Blonde Redhead’s music has been described as “three dimensional haunted house whimsy.” The band formed in 1993, and their time together has always been somewhat fraught.
Singers Kazu Makino and Amadeo Pace have been both romantic and songwriting partners. Makino once sustained a horseback riding injury that damaged her head so badly, she had to re-learn how to sing.
But through it all, the band has consistently earned glowing reviews from the most discerning critics, at publications like Pitchfork and Stereogum. Blonde Redhead plays the Crescent Ballroom in Phoenix tonight. Makino joined The Show to talk about how, for her, music is about something bigger than keeping the band together.
Full conversation
KAZU MAKINO: I think I owe it to music that I was able to survive, ... especially like outer situation and life, condition, environment. I didn't choose to be born in Japan, I didn't choose to, I didn't choose my name, you know, like just things like that.
Many people didn't choose to find themselves in a certain circumstance, but your inner strength or your inner navigation would keep you surviving, you know?
SAM DINGMAN: That's really profound. I hadn't thought about that before, that there are these ways in which songwriting, or maybe just making art generally, is something that you have some measure of control over, and it helps you — I know we aren't necessarily always in control of the art that we make, but it's a way of applying control to circumstances in our life that we did not choose or can't control.
MAKINO: It's almost like all the things that you accumulate inside you, including whatever toxic things and poisonous things and whatever, that could all be released through music, which is a really great way to deal with challenges.
DINGMAN: Yeah. Yeah. You know, that idea that of not necessarily being in control of the music, it makes me think of a quote of yours I read that I wanted to ask you about. You were talking about performing live, and you said you go into another dimension.
MAKINO: I mean, ideally. You don't always succeed, you know? But it does feel sometimes you could be in the right place and right moment and this sort of the sense that something is lifting you up, and you get to kind of almost leave your own body like, or you become, uninhibited. Like I'm extremely awkward, like a shy individual, I find myself. And for me to play music is a great way to relate to outside world, I suppose. And then you'd be less shy.
DINGMAN: Yeah. Can I ask, does the person you are when you're performing music and you have that interdimensional feeling, does it feel like the same person that you are when you're not playing music or, or does it feel like two different people?
MAKINO: Well, it's complicated. Sometimes I feel so at ease about playing music, but it doesn't feel like I'm doing it. Like I hear myself, and it sounds so strong. But then, is it really me that's singing?
I feel almost like a microphone is doing the job because I never, ever sing offstage. Sometimes I go days without saying anything. Or just at times I feel like even if I stop singing, the microphone will keep going.
DINGMAN: Wow. There's another line from the latest record, “Sit Down for Dinner” that I wanted to ask you about that really just hit me very hard. I kind of can't stop thinking about it actually. The line is, “We all had plans before when we got hit.”

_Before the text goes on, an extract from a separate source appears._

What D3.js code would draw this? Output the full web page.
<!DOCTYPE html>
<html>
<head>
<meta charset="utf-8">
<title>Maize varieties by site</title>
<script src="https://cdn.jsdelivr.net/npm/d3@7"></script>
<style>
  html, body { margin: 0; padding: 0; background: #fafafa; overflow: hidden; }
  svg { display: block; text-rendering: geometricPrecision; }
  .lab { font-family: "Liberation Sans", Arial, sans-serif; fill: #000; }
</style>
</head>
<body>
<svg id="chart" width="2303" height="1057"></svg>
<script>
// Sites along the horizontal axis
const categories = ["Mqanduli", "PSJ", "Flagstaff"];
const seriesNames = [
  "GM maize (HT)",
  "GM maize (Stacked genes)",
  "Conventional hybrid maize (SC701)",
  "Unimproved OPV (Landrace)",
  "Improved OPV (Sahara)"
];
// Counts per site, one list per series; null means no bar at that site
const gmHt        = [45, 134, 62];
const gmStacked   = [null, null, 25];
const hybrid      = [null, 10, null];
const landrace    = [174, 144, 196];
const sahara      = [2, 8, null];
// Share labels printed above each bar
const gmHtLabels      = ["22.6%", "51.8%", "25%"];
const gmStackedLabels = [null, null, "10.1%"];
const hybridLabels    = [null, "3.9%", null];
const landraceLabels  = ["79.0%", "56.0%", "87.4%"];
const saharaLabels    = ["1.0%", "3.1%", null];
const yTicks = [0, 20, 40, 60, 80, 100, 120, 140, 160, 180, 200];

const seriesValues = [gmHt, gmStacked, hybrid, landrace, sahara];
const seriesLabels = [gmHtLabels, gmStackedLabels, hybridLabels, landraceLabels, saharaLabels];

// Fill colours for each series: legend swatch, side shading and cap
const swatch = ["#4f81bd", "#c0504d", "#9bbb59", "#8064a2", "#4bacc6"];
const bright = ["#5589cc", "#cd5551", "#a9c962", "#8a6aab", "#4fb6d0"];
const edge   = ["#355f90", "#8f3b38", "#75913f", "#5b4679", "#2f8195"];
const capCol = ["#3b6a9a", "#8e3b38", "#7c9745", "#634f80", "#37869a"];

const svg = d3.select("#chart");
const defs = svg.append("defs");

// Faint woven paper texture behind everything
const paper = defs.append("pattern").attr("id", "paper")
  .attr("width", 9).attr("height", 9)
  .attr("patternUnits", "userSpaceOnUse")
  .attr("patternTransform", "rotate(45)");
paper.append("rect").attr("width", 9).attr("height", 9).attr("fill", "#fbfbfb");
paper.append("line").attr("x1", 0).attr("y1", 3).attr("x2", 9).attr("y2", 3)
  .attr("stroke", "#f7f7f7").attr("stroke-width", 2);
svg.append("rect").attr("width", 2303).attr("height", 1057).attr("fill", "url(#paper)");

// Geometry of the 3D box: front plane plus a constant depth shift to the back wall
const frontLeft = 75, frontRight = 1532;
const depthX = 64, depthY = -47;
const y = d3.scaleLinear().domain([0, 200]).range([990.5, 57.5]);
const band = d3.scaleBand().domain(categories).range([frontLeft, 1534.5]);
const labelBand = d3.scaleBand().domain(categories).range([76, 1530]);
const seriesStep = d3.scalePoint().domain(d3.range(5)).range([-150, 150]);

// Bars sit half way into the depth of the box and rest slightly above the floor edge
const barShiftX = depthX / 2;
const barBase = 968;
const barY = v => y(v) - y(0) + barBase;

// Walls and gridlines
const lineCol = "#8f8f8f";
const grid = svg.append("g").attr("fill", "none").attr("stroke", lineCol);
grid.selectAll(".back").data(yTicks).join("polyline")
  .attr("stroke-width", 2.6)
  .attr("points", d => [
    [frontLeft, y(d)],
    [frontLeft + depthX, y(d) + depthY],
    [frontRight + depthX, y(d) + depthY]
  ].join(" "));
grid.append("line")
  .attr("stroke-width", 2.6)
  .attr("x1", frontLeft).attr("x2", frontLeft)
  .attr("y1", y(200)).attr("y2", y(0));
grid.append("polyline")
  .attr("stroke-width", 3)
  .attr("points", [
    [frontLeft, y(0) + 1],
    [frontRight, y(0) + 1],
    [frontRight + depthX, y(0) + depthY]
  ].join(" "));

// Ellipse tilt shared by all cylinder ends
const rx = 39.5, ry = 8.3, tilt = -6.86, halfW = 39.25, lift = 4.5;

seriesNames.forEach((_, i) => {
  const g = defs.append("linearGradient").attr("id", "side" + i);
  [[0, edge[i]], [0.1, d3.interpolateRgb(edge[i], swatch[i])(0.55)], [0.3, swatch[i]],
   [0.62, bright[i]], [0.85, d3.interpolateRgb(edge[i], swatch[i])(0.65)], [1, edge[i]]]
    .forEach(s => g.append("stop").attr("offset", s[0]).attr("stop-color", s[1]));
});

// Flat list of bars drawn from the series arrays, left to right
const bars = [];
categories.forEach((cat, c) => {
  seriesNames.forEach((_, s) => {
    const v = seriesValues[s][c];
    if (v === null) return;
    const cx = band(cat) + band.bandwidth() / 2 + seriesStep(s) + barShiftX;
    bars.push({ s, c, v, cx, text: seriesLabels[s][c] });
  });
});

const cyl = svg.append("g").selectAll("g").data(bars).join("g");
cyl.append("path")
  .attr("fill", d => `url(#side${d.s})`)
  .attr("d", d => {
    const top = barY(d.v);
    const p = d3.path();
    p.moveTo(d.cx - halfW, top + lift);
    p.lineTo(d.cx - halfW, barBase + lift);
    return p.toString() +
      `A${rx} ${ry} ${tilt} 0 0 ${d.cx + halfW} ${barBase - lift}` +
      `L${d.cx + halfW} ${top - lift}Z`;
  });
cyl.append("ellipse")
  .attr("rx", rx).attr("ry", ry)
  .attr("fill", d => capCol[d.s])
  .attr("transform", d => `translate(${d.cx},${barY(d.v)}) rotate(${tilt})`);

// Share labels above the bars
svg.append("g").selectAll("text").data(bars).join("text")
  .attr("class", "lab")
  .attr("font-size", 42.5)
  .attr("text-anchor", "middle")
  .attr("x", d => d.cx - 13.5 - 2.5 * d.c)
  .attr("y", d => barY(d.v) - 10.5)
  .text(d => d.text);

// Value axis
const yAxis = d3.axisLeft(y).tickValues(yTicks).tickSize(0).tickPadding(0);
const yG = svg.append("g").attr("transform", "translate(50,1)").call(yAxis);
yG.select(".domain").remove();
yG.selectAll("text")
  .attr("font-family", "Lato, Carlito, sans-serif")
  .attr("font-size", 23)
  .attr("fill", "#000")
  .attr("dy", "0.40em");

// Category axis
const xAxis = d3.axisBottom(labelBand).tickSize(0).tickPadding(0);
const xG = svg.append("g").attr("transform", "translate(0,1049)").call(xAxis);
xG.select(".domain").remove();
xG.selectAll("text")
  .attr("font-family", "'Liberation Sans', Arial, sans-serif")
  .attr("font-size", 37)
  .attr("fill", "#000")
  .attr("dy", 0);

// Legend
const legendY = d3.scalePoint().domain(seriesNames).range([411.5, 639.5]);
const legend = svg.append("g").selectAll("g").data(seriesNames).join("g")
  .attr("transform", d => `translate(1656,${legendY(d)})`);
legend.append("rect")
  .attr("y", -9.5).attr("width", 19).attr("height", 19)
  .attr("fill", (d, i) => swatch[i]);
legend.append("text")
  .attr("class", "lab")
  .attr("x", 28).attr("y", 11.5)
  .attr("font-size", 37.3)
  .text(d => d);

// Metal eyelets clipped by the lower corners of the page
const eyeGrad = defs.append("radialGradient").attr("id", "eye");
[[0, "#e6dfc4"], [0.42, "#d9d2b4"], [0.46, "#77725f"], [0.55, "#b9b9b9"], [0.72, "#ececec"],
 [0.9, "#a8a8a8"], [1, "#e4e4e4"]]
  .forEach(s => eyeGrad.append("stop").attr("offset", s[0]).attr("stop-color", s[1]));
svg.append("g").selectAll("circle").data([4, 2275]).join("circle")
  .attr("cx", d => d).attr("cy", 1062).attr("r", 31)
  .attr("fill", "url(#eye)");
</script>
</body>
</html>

Can you tell me the backstory of that lyric?
MAKINO: I, I think it happens so much, you know, something catastrophic. It could be 9/11, it could be pandemic, it could be Gaza invasion. It seems that right now we're like in a generation or era, that we are just having successive historical events. It almost feels unfair that this generation or this era is such a historical, huge catastrophic succession of them, it feels like to me.
DINGMAN: Yeah. Yeah. That makes me think again of one of my, probably my favorite song from the record actually, which is “Rest of Her Life”. It's a really, really beautiful song, and there's this, this idea of the main character in the song — who I assumed was you — talking about leaving one chapter behind and walking on. You say "she walks without you." What were you thinking about anything in particular with that song related to what we've been talking about?

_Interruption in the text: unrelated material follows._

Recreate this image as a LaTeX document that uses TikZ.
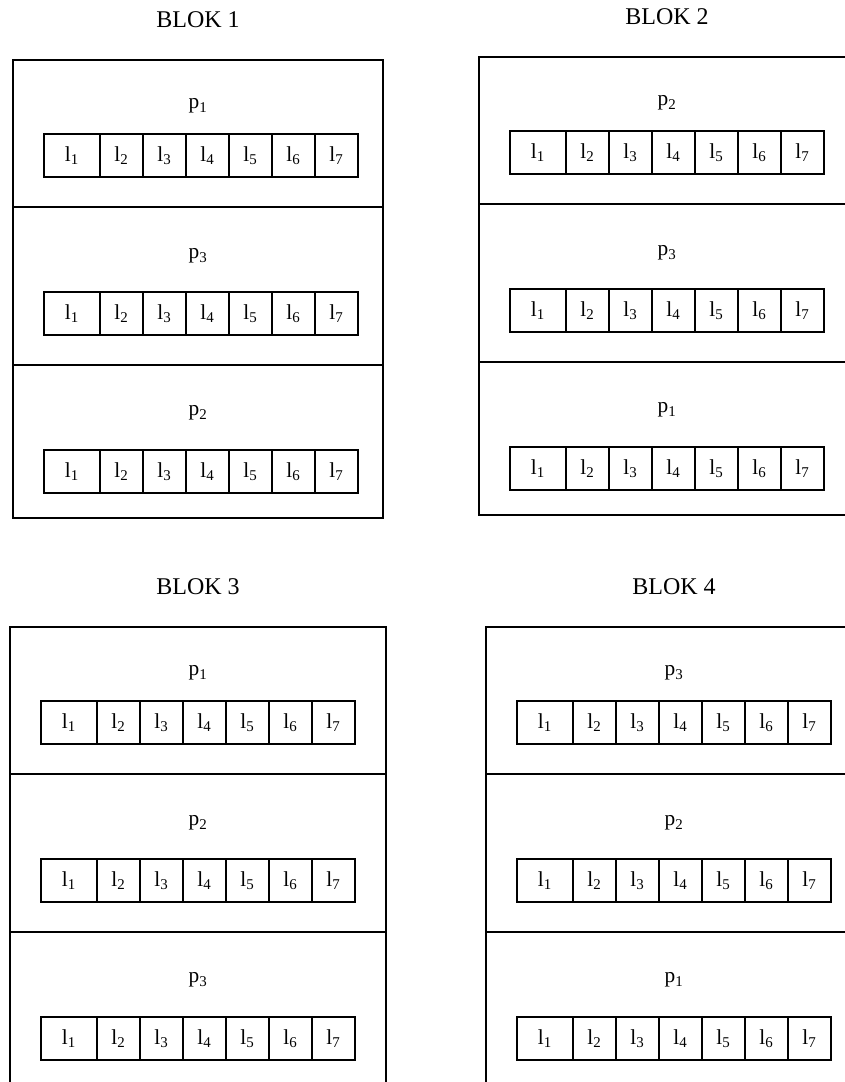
\documentclass[tikz,border=0pt]{standalone}
\usepackage{fontspec}
\setmainfont{Liberation Serif}
\usepackage{tikz}
\usetikzlibrary{positioning}

\begin{document}
\begin{tikzpicture}[
    x=0.75pt, y=-0.75pt,
    blok/.style={draw, line width=0.8pt},
    cell/.style={draw, line width=0.8pt, inner sep=0pt, outer sep=0pt,
      minimum width=32.25pt, minimum height=32.25pt, font=\fontsize{16}{19}\selectfont},
    firstcell/.style={cell, minimum width=42pt},
    plabel/.style={font=\fontsize{16}{19}\selectfont},
    bloktitle/.style={font=\fontsize{18}{22}\selectfont},
  ]
    \clip (0,0) rectangle (845,1082);
    % blocks: number / left / top / width / order of p
    \foreach \b/\bx/\by/\bw/\pa/\pb/\pc in {1/13/60/370/1/3/2, 2/479/57/376/2/3/1,
        3/10/627/376/1/2/3, 4/486/627/376/3/2/1} {
      \node[bloktitle] (b\b-title) at (\bx+\bw/2, \by-40) {BLOK \b};
      % frame and dividers
      \draw[blok] (\bx,\by) rectangle ++(\bw,458);
      \draw[blok] (\bx,\by+147) -- ++(\bw,0);
      \draw[blok] (\bx,\by+305) -- ++(\bw,0);
      % rows: p label and cells l1..l7
      \foreach \r/\p/\ptop/\ctop in {1/\pa/46/74, 2/\pb/196/232, 3/\pc/353/390} {
        \node[plabel] (b\b-p\r) at (\bx+\bw/2, \by+\ptop) {p\textsubscript{\p}};
        \node[firstcell, anchor=north west] (b\b-r\r-c1) at (\bx+31, \by+\ctop) {l\textsubscript{1}};
        \foreach \c [remember=\c as \lastc (initially 1)] in {2,...,7}
          \node[cell, right=0pt of b\b-r\r-c\lastc] (b\b-r\r-c\c) {l\textsubscript{\c}};
      }
    }
  \end{tikzpicture}
\end{document}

MAKINO: The longer you live, the more things you lose. And the more you have, the more you experience beautiful things that you also have higher and higher risk of losing them, the things that matter to you. And I think that's just the way that it is, but nobody warns you about that, right? Like, as you get older, it's not something that you think about when you're a little child.
DINGMAN: Right. Well, I guess as a last question, we've been talking so much about these things that happen in life that you can't choose and using music as a way of processing the impact of those things and how difficult it is to move on from them.
I know that you've said over the years that for Blonde Redhead, being a band is not always easy. You guys have dealt with a lot of upheaval and tumultuousness. You, you've even said, I believe that this most recent record is probably the last one you'll make.
And yet here you are, a year after the record came out, still on tour, still making the music. And for decades now, you guys have chosen, even in the midst of all of this, to keep being a band and to keep this thing consistent. Tell me about where you are with all that, in this moment.
MAKINO: Yeah, it's really interesting because like we were talking about like, this was not my plan. But your plan goes out the window because world, it throws you into this scenario, this situation that you did not see coming at all. And yet you deal with it in a small way. You deal with it.
My small way was to keep writing songs and to release this album. But I had no anticipation that anybody would want to listen to this. I've always put everything that I have at the time into music. You do your very best, and whether we like it or not, we are built to play music. It seems like that, yeah.